If you find yourself in Providence, R.I., for JLC Live later this month (March 16 to 19), take a stroll after hours across the Providence River to College Hill—site of one of the most extensive and authentic collections of historic architecture on the East Coast. On just about any street in the College Hill neighborhood, the houses look like the pages of Ascher Benjamin’s The Architect, or Practical House Carpenter come to life.
Begin your tour at 1 Benevolent Street, at the First Unitarian Church (1816). Its facade is a study unto itself of the Classical orders that Benjamin illuminates in the first pages of his treatise; at each level, the columns step up (in order from bottom to top) from Doric to Ionic to Corinthian. Designed and built by master-builder/architect John Holden Greene—back when there was no distinction between the professions—the church resembled New South Church in Boston (1814), which was modeled after London’s St.
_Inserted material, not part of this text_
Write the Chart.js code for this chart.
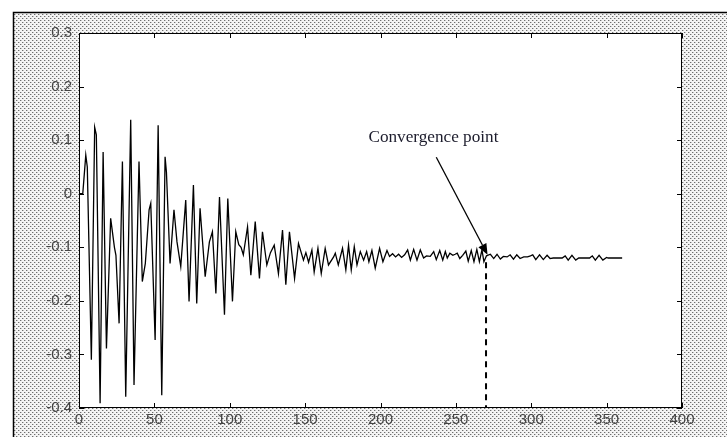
<!DOCTYPE html>
<html>
<head>
<meta charset="utf-8">
<script src="https://cdn.jsdelivr.net/npm/chart.js@4"></script>
<style>
    html, body { margin: 0; padding: 0; background: #fff; }
    canvas { display: block; }
</style>
</head>
<body>
<canvas id="convergenceChart" width="727" height="437"></canvas>
<script>
        // Datos (extremos de la oscilacion)
        const sampleX = [
            0, 2.5, 4.5, 5.5, 8.2, 10.4, 11.5, 14, 16, 18.2,
            21, 23.5, 24.5, 26.6, 28.8, 31, 34.3, 36.5, 39.8, 42,
            44, 46.5, 47.6, 50.5, 52.5, 54.9, 57.1, 58, 60.4, 63,
            65, 67.5, 70.8, 73, 75.9, 78.1, 80.3, 83.7, 86.5, 88.5,
            90.8, 93.2, 96.5, 98.7, 101.8, 104, 106, 107.5, 109, 111.8,
            114, 116.9, 119.7, 121.7, 124.6, 127, 129.5, 132.3, 135, 137.2,
            139.6, 143, 145.6, 148.9, 150.5, 152.3, 154.5, 156, 158.5, 160.7,
            163.3, 165.5, 168.9, 170, 172, 174.8, 177, 178.8, 180.6, 182.6,
            184.4, 186.6, 188.8, 190.8, 192.3, 194.3, 196.5, 199.4, 201.6, 204.3,
            206, 208, 210, 212, 214, 216, 218, 219.8, 222, 224.2,
            226.4, 228.6, 230.5, 233, 235.3, 237, 239.3, 241.3, 243, 244.3,
            246, 248, 249.5, 250.9, 252.6, 254.5, 256.6, 258.2, 260.2, 262,
            263.9, 265.6, 267.3, 268.6, 270.3, 272.9, 275.1, 277.3, 279.5, 281.5,
            284, 286, 288.2, 290.4, 292.6, 295, 297.5, 299.5, 301, 303,
            305.5, 308, 310.5, 312.5, 314.5, 320.5, 322.5, 324.5, 327, 329.5,
            331.5, 333, 338.7, 340.5, 342.5, 345, 347.5, 350, 351, 360.3
        ];
        const sampleY = [
            0.0, 0.0, 0.072, 0.05, -0.31, 0.124, 0.11, -0.391, 0.078, -0.289,
            -0.046, -0.1, -0.115, -0.242, 0.06, -0.379, 0.138, -0.357, 0.06, -0.164,
            -0.13, -0.03, -0.018, -0.273, 0.128, -0.376, 0.069, 0.04, -0.13, -0.03,
            -0.09, -0.136, -0.012, -0.201, 0.016, -0.205, -0.027, -0.155, -0.09, -0.071,
            -0.186, -0.006, -0.226, -0.009, -0.201, -0.071, -0.095, -0.1, -0.114, -0.062,
            -0.152, -0.052, -0.158, -0.071, -0.133, -0.11, -0.096, -0.149, -0.068, -0.17,
            -0.071, -0.158, -0.093, -0.124, -0.11, -0.128, -0.105, -0.146, -0.102, -0.149,
            -0.102, -0.133, -0.118, -0.111, -0.133, -0.102, -0.142, -0.096, -0.142, -0.099,
            -0.133, -0.108, -0.124, -0.108, -0.127, -0.106, -0.139, -0.102, -0.127, -0.106,
            -0.117, -0.112, -0.118, -0.113, -0.119, -0.114, -0.105, -0.124, -0.104, -0.124,
            -0.105, -0.12, -0.116, -0.117, -0.108, -0.123, -0.106, -0.124, -0.108, -0.12,
            -0.111, -0.115, -0.113, -0.111, -0.121, -0.115, -0.107, -0.126, -0.106, -0.127,
            -0.104, -0.127, -0.105, -0.127, -0.116, -0.113, -0.121, -0.113, -0.122, -0.117,
            -0.118, -0.114, -0.122, -0.114, -0.121, -0.118, -0.118, -0.116, -0.114, -0.123,
            -0.114, -0.123, -0.115, -0.121, -0.12, -0.12, -0.116, -0.124, -0.115, -0.124,
            -0.12, -0.12, -0.12, -0.116, -0.124, -0.115, -0.124, -0.119, -0.12, -0.12
        ];

        // Etiquetas de los ejes
        const xTicks = [0, 50, 100, 150, 200, 250, 300, 350, 400];
        const yTicks = [-0.4, -0.3, -0.2, -0.1, 0, 0.1, 0.2, 0.3];

        // Anotacion (coordenadas en unidades de datos)
        const convergenceX = 270;
        const convergenceY = -0.128;
        const arrowFrom = { x: 237, y: 0.068 };
        const arrowTo = { x: 271, y: -0.114 };
        const labelText = 'Convergence point';
        const labelAt = { x: 192, y: 0.097 };

        // Fondo punteado (trama de semitono)
        function makeDotPattern(ctx) {
            const tile = document.createElement('canvas');
            tile.width = 4;
            tile.height = 4;
            const t = tile.getContext('2d');
            t.fillStyle = '#f4f4f4';
            t.fillRect(0, 0, 4, 4);
            t.fillStyle = '#6e6e6e';
            t.fillRect(0, 0, 1, 1);
            t.fillRect(2, 2, 1, 1);
            t.fillStyle = '#c4c4c4';
            t.fillRect(1, 0, 1, 1);
            t.fillRect(3, 2, 1, 1);
            return ctx.createPattern(tile, 'repeat');
        }

        const framePlugin = {
            id: 'framePlugin',
            beforeDraw(chart) {
                const ctx = chart.ctx;
                const area = chart.chartArea;
                ctx.save();
                ctx.fillStyle = '#ffffff';
                ctx.fillRect(0, 0, chart.width, chart.height);
                ctx.fillStyle = makeDotPattern(ctx);
                ctx.fillRect(13, 12, chart.width - 13, chart.height - 12);
                ctx.strokeStyle = '#000';
                ctx.lineWidth = 1.5;
                ctx.beginPath();
                ctx.moveTo(13.5, chart.height);
                ctx.lineTo(13.5, 12.5);
                ctx.lineTo(chart.width, 12.5);
                ctx.stroke();
                ctx.fillStyle = '#ffffff';
                ctx.fillRect(area.left, area.top, area.right - area.left, area.bottom - area.top);
                ctx.restore();
            },
            afterDatasetsDraw(chart) {
                const ctx = chart.ctx;
                const area = chart.chartArea;
                const xs = chart.scales.x;
                const ys = chart.scales.y;
                ctx.save();

                // Caja y marcas hacia dentro
                ctx.strokeStyle = '#000';
                ctx.lineWidth = 1;
                ctx.strokeRect(area.left + 0.5, area.top + 0.5, area.right - area.left - 1, area.bottom - area.top - 1);
                ctx.beginPath();
                xTicks.forEach(v => {
                    const px = Math.round(xs.getPixelForValue(v)) + 0.5;
                    ctx.moveTo(px, area.bottom);
                    ctx.lineTo(px, area.bottom - 5);
                    ctx.moveTo(px, area.top);
                    ctx.lineTo(px, area.top + 5);
                });
                yTicks.forEach(v => {
                    const py = Math.round(ys.getPixelForValue(v)) + 0.5;
                    ctx.moveTo(area.left, py);
                    ctx.lineTo(area.left + 5, py);
                    ctx.moveTo(area.right, py);
                    ctx.lineTo(area.right - 5, py);
                });
                ctx.stroke();

                // Linea discontinua vertical
                const cx = xs.getPixelForValue(convergenceX);
                ctx.lineWidth = 2;
                ctx.setLineDash([6, 5]);
                ctx.beginPath();
                ctx.moveTo(cx, ys.getPixelForValue(convergenceY));
                ctx.lineTo(cx, area.bottom);
                ctx.stroke();
                ctx.setLineDash([]);

                // Flecha
                const x0 = xs.getPixelForValue(arrowFrom.x);
                const y0 = ys.getPixelForValue(arrowFrom.y);
                const x1 = xs.getPixelForValue(arrowTo.x);
                const y1 = ys.getPixelForValue(arrowTo.y);
                const ang = Math.atan2(y1 - y0, x1 - x0);
                const headLen = 11;
                const headHalf = 4.5;
                const bx = x1 - headLen * Math.cos(ang);
                const by = y1 - headLen * Math.sin(ang);
                ctx.lineWidth = 1.3;
                ctx.beginPath();
                ctx.moveTo(x0, y0);
                ctx.lineTo(bx, by);
                ctx.stroke();
                ctx.fillStyle = '#000';
                ctx.beginPath();
                ctx.moveTo(x1, y1);
                ctx.lineTo(bx + headHalf * Math.sin(ang), by - headHalf * Math.cos(ang));
                ctx.lineTo(bx - headHalf * Math.sin(ang), by + headHalf * Math.cos(ang));
                ctx.closePath();
                ctx.fill();

                // Texto
                ctx.fillStyle = '#1c1c2c';
                ctx.font = '17.2px "Liberation Serif"';
                ctx.textAlign = 'left';
                ctx.textBaseline = 'alphabetic';
                ctx.fillText(labelText, xs.getPixelForValue(labelAt.x), ys.getPixelForValue(labelAt.y));
                ctx.restore();
            }
        };

        const tickFont = { family: '"Liberation Sans", Arial, sans-serif', size: 15 };

        const ctx = document.getElementById('convergenceChart').getContext('2d');
        const convergenceChart = new Chart(ctx, {
            type: 'line',
            data: {
                datasets: [{
                    data: sampleX.map((x, i) => ({ x: x, y: sampleY[i] })),
                    borderColor: '#000',
                    borderWidth: 1.3,
                    pointRadius: 0,
                    fill: false,
                    tension: 0
                }]
            },
            options: {
                responsive: false,
                animation: false,
                devicePixelRatio: 1,
                layout: {
                    padding: { left: 0, top: 33, right: 45, bottom: 0 }
                },
                plugins: {
                    legend: { display: false },
                    tooltip: { enabled: false }
                },
                scales: {
                    x: {
                        type: 'linear',
                        min: 0,
                        max: 400,
                        afterBuildTicks: scale => { scale.ticks = xTicks.map(v => ({ value: v })); },
                        afterFit: scale => { scale.height = 29; },
                        grid: { display: false, drawTicks: false },
                        border: { display: false },
                        ticks: {
                            font: tickFont,
                            color: '#444',
                            padding: 3,
                            maxRotation: 0,
                            autoSkip: false
                        }
                    },
                    y: {
                        type: 'linear',
                        min: -0.4,
                        max: 0.3,
                        afterBuildTicks: scale => { scale.ticks = yTicks.map(v => ({ value: v })); },
                        afterFit: scale => { scale.width = 79; },
                        grid: { display: false, drawTicks: false },
                        border: { display: false },
                        ticks: {
                            font: tickFont,
                            color: '#444',
                            padding: 7,
                            autoSkip: false,
                            callback: function(value) {
                                return String(Number(value.toFixed(1)));
                            }
                        }
                    }
                }
            },
            plugins: [framePlugin]
        });
</script>
</body>
</html>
Martin in the Fields (1726). What Greene brought that was unique—and appropriate for a congregation that embraced the idea of “universalism”—was a blending of architectural styles, not only in the ascending columns and pediments, but in the windows’ Gothic tracery combined with ancient Roman arches.



While I’m in Providence to attend JLC Live, I’m hoping to also talk my way into a tour of the clock tower. I’m told the trusses up there are as impressive as the exterior detailing of the facade.